— Start PROVIDED DATA —
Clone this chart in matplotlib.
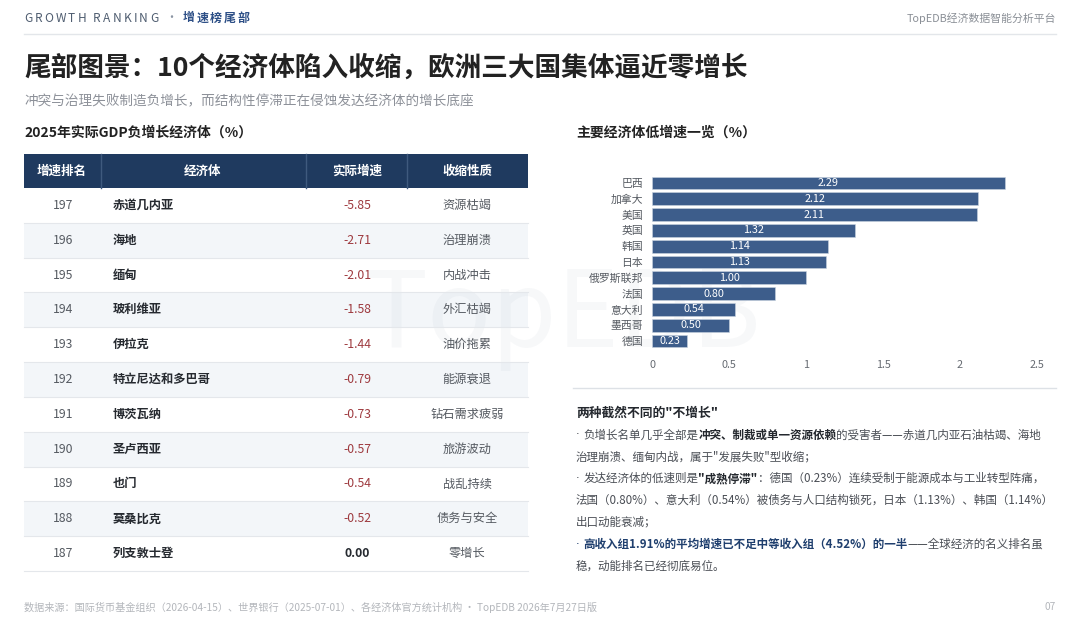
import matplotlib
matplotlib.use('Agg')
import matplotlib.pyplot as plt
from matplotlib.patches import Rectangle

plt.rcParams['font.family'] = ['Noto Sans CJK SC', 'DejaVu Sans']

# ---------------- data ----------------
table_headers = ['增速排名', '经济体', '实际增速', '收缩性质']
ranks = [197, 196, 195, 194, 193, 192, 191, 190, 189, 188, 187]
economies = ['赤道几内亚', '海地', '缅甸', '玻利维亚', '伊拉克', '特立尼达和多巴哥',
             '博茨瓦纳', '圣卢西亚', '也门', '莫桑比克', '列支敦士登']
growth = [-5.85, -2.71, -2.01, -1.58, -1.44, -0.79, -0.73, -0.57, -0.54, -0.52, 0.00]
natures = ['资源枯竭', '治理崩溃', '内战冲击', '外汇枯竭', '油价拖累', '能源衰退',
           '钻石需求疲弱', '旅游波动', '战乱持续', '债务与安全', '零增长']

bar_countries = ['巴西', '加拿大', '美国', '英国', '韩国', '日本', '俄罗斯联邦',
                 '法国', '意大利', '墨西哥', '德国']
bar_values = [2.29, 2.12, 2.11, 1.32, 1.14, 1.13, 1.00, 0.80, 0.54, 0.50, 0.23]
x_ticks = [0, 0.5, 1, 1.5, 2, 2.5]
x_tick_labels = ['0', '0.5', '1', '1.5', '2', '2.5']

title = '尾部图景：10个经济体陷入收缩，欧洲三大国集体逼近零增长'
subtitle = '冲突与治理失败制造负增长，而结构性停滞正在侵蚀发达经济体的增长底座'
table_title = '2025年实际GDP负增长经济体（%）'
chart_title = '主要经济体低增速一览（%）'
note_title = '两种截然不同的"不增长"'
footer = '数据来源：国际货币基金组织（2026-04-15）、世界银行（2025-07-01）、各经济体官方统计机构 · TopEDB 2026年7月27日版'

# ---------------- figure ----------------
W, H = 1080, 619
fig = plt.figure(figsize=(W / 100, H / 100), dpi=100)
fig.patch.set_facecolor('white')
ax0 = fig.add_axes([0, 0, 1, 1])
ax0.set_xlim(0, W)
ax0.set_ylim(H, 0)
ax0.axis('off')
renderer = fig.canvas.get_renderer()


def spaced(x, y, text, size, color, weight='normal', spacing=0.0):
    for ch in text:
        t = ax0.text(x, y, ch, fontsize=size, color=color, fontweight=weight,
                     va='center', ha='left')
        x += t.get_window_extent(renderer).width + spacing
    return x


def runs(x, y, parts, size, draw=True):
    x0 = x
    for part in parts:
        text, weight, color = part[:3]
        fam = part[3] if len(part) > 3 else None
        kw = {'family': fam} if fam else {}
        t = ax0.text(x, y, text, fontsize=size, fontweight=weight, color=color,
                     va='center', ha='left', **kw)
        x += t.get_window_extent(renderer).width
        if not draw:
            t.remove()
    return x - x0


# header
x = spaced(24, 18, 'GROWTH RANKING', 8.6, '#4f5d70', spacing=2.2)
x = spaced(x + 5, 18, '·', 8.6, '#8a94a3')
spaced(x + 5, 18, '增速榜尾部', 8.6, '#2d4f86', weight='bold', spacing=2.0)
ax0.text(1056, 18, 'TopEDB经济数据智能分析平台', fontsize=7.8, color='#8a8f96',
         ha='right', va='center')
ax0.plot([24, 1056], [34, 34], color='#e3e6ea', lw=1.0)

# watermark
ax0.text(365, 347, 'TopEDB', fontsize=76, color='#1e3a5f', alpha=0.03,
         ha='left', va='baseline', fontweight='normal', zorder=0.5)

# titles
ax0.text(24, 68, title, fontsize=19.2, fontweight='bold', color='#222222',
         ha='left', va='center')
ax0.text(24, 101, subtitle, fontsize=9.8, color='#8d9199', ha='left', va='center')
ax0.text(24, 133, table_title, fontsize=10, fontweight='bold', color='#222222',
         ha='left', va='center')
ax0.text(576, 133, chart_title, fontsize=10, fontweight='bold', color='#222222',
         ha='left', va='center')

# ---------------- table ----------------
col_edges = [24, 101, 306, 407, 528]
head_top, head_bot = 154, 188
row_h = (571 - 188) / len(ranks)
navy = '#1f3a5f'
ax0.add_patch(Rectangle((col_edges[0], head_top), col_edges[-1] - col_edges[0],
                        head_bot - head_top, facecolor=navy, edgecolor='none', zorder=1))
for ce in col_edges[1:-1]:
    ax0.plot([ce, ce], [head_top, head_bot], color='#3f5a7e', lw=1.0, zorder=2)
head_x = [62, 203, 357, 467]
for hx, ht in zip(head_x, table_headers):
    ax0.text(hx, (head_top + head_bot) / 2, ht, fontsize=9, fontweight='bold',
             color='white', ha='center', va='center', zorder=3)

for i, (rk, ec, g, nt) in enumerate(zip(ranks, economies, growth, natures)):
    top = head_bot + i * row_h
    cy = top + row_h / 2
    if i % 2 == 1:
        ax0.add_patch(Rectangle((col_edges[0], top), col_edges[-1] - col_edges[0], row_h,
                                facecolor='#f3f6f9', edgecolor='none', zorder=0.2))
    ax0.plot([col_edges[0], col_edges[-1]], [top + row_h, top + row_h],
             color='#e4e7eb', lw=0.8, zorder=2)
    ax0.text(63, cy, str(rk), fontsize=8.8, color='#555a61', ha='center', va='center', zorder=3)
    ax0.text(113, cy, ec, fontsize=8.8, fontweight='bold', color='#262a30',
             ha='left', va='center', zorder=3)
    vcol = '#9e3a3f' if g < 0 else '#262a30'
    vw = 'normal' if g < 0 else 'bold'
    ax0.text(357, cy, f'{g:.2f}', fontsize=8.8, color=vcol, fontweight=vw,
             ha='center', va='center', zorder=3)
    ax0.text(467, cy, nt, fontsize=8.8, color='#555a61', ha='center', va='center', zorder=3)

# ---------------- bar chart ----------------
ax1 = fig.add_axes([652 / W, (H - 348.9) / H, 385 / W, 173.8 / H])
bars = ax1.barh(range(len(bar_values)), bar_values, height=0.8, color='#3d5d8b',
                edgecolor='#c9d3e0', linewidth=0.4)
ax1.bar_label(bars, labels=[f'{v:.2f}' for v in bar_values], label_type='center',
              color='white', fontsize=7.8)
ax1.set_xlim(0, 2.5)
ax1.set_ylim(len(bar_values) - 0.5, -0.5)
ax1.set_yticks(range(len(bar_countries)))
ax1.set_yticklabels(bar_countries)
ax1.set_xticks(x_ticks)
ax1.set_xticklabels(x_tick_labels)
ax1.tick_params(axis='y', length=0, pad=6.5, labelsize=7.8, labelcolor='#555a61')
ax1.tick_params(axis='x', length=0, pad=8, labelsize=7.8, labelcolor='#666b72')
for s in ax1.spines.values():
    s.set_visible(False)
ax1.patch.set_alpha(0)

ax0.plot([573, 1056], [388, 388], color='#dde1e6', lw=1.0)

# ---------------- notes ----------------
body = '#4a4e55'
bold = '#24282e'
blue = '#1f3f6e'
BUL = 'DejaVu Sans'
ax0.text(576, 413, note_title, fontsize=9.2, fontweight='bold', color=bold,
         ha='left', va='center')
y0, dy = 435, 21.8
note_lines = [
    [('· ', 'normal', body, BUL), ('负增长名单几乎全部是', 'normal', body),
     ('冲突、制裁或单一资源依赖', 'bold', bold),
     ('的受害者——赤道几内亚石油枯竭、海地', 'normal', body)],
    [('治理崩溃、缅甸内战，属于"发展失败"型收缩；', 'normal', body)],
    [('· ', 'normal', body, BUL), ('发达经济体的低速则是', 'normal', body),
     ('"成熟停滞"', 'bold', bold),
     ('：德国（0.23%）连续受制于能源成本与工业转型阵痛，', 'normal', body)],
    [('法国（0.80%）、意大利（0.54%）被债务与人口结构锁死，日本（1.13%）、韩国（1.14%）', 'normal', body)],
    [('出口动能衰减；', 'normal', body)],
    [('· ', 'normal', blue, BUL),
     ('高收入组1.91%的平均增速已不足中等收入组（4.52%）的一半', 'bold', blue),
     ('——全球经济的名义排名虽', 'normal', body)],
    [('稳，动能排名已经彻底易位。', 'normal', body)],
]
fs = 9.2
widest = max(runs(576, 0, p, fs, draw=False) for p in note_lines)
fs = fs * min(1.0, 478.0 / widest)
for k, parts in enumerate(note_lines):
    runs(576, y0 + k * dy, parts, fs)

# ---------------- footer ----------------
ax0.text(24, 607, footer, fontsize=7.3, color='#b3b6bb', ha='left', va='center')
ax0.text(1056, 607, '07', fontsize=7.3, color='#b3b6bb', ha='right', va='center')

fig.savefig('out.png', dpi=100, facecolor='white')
— End PROVIDED DATA —
YOUR OBJECTIVE:
Begin at the first line of the material and copy each line exactly through the one containing "plt.rcParams['font.family'] = ['Noto". Omit pictures.

WORKED SOLUTION:
Clone this chart in matplotlib.
import matplotlib
matplotlib.use('Agg')
import matplotlib.pyplot as plt
from matplotlib.patches import Rectangle

plt.rcParams['font.family'] = ['Noto Sans CJK SC', 'DejaVu Sans']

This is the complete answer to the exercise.